Awareness of planetary-scale phenomena has layered onto existing socio-political challenges a raft of new concerns about knowledge-making, institutions and governance, and the durability of arrangements capable of sustaining and improving common life. Planetary referents are moving from science (and specific group cosmologies) into much wider societal awareness and policy – and into political fluxes and mobilizations. These moves involve changing temporalities – compression so that deep geological time figures within the short timeframes of human agency and practical reason – and reconfigurations of spatiality and of scalar relations. This is very influential in some branches of research and knowledge-making. It has not (yet) resulted in new arrangements for human ordering, but it is intensifying the unsettling of existing arrangements.
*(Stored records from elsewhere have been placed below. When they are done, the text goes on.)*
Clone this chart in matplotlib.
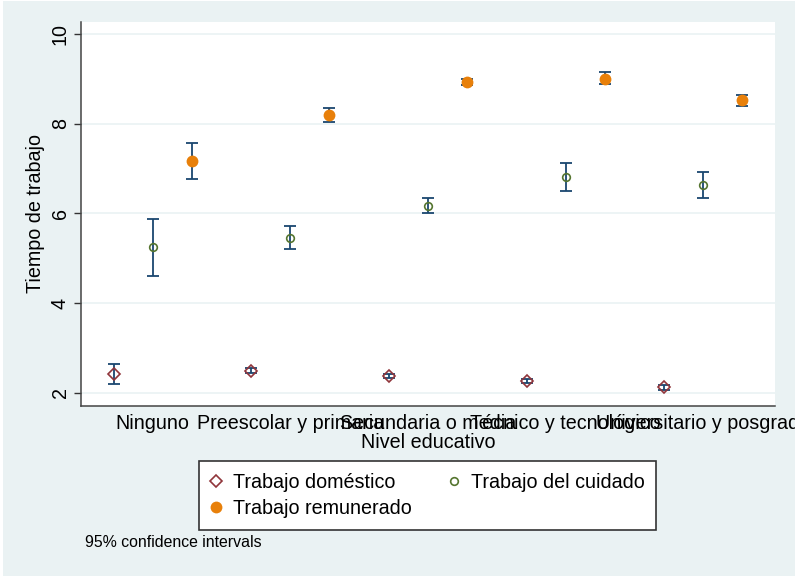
import numpy as np
import matplotlib.pyplot as plt
from matplotlib.lines import Line2D
from matplotlib.patches import Rectangle

plt.rcParams['font.family'] = ['Liberation Sans', 'DejaVu Sans']

# data
niveles = ["Ninguno", "Preescolar y primaria", "Secundaria o media",
           "Técnico y tecnológico", "Universitario y posgrado"]
domestico = [2.42, 2.49, 2.37, 2.26, 2.12]
domestico_lo = [2.20, 2.43, 2.32, 2.21, 2.07]
domestico_hi = [2.64, 2.55, 2.42, 2.31, 2.17]
cuidado = [5.25, 5.45, 6.17, 6.81, 6.64]
cuidado_lo = [4.60, 5.20, 6.02, 6.50, 6.35]
cuidado_hi = [5.88, 5.71, 6.34, 7.12, 6.92]
remunerado = [7.17, 8.20, 8.93, 9.01, 8.53]
remunerado_lo = [6.77, 8.04, 8.87, 8.88, 8.40]
remunerado_hi = [7.58, 8.35, 8.99, 9.15, 8.64]

bg = "#EAF2F3"
navy = "#1A476F"
fs = 14.2
series = [
    ("Trabajo doméstico", domestico, domestico_lo, domestico_hi, -0.283,
     dict(marker="D", ms=6, mfc="none", mec="#90353B", mew=1.2)),
    ("Trabajo del cuidado", cuidado, cuidado_lo, cuidado_hi, 0.0,
     dict(marker="o", ms=5.5, mfc="none", mec="#55752F", mew=1.2)),
    ("Trabajo remunerado", remunerado, remunerado_lo, remunerado_hi, 0.283,
     dict(marker="o", ms=8.5, mfc="#E8800A", mec="#E8800A", mew=0)),
]

fig = plt.figure(figsize=(7.95, 5.78), dpi=100, facecolor="white")
# graph region background (white hairline at the outer edge, like the export)
fig.patches.append(Rectangle((3 / 795, 2 / 578), 1, 1 - 3 / 578,
                             transform=fig.transFigure, facecolor=bg,
                             edgecolor="none", zorder=-10))
ax = fig.add_axes([0.1019, 0.298, 0.8729, 0.6645])
ax.set_facecolor("white")

x = np.arange(1, len(niveles) + 1)
handles = []
for name, vals, lo, hi, off, style in series:
    vals = np.array(vals)
    err = [vals - np.array(lo), np.array(hi) - vals]
    ax.errorbar(x + off, vals, yerr=err, fmt="none", ecolor=navy,
                elinewidth=1.3, capsize=4, capthick=1.3, zorder=2)
    ax.plot(x + off, vals, ls="none", zorder=3, **style)
    handles.append(Line2D([], [], ls="none", label=name, **style))

ax.set_xlim(0.48, 5.52)
ax.set_ylim(1.71, 10.28)
ax.set_yticks([2, 4, 6, 8, 10])
ax.set_xticks(x)
ax.set_xticklabels(niveles, fontsize=fs)
ax.tick_params(axis="x", length=0, pad=6)
ax.tick_params(axis="y", length=5, width=1, color="#333333", labelsize=fs,
               labelrotation=90, pad=3)
for lab in ax.get_yticklabels():
    lab.set_va("center")
ax.grid(axis="y", color=bg, linewidth=1.2)
ax.set_axisbelow(True)
for s in ["top", "right"]:
    ax.spines[s].set_visible(False)
for s in ["left", "bottom"]:
    ax.spines[s].set_color("#444444")
    ax.spines[s].set_linewidth(1.1)

ax.set_xlabel("Nivel educativo", fontsize=fs, labelpad=0)
ax.set_ylabel("Tiempo de trabajo", fontsize=fs, labelpad=4)

order = [0, 2, 1]
leg = fig.legend([handles[i] for i in order],
                 [handles[i].get_label() for i in order],
                 ncol=2, loc="center", bbox_to_anchor=(0.538, 0.1427),
                 fontsize=fs, frameon=True, fancybox=False, framealpha=1,
                 columnspacing=1.9, handletextpad=0.6, handlelength=0.5,
                 borderpad=0.6, labelspacing=0.35)
leg.get_frame().set_edgecolor("#333333")
leg.get_frame().set_linewidth(1.2)

fig.text(0.107, 0.053, "95% confidence intervals", fontsize=11.4)

fig.savefig("out.png", dpi=100, facecolor="white")
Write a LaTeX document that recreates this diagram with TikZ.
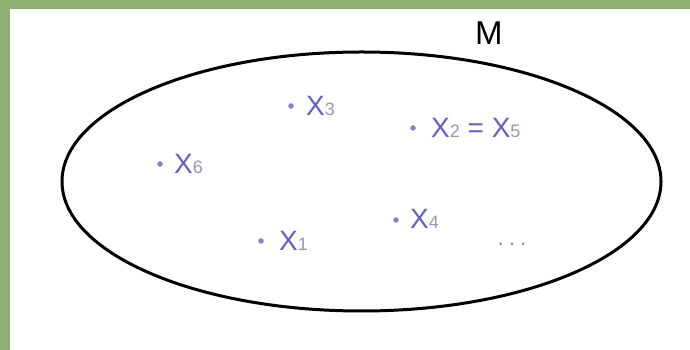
\documentclass[tikz,border=0pt]{standalone}
\usepackage{fontspec}
\setmainfont{Liberation Sans}
\definecolor{framegreen}{RGB}{143,175,115}
\definecolor{lblue}{RGB}{100,98,190}
\definecolor{sgray}{RGB}{150,150,185}
\newcommand{\lsub}[1]{{\color{sgray}\fontsize{18}{18}\selectfont #1}}
\begin{document}
\begin{tikzpicture}[x=1pt,y=1pt,
  lbl/.style={anchor=base west,inner sep=0pt,text=lblue,font=\fontsize{28}{28}\selectfont},
  pt/.style={circle,fill=lblue!80,inner sep=0pt,minimum size=5.5pt},
  setline/.style={line width=3pt,draw=black}]
\useasboundingbox (0,0) rectangle (690,350);
\fill[white] (0,0) rectangle (690,350);
\fill[framegreen] (0,0) rectangle (10,350);
\fill[framegreen] (0,341) rectangle (690,350);
\draw[setline] (361.5,168.5) ellipse [x radius=299.5, y radius=129.5];
\node[anchor=base west,inner sep=0pt,font=\fontsize{33}{33}\selectfont] (M) at (475,305) {M};
\node[pt] (p3) at (291,244) {};
\node[lbl] (x3) at (306,234) {X\lsub{3}};
\node[pt] (p2) at (413,222) {};
\node[lbl] (x2) at (431,212) {X\lsub{2} = X\lsub{5}};
\node[pt] (p6) at (160,186) {};
\node[lbl] (x6) at (174,176) {X\lsub{6}};
\node[pt] (p1) at (261,109) {};
\node[lbl] (x1) at (279,99) {X\lsub{1}};
\node[pt] (p4) at (396,130) {};
\node[lbl] (x4) at (410,121) {X\lsub{4}};
\node[anchor=base,inner sep=0pt,text=sgray!90!black,font=\fontsize{27}{27}\selectfont] (dots) at (512,99) {$\cdots$};
\end{tikzpicture}
\end{document}
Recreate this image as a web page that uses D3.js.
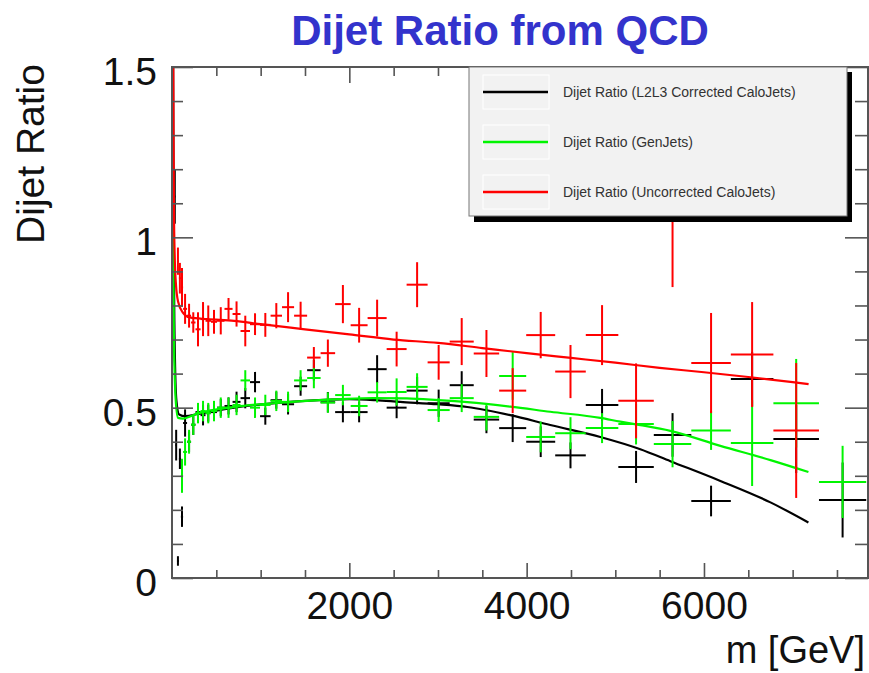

This workshop – which builds out from previous work on the significance and challenges of planetary law and governance – addresses the implications of ‘planetary’ concerns in current rethinking of ‘global’ scripts, and in contestation over the sustenance, remaking, or viability of ‘international’ ordering. It seeks to illuminate systemic change, the critical dynamics of planetary-related knowledge and framings, and the implications of and for power. The goal is to bring together a small and eclectic group of scholars with varied interests and ways of engaging with this theme.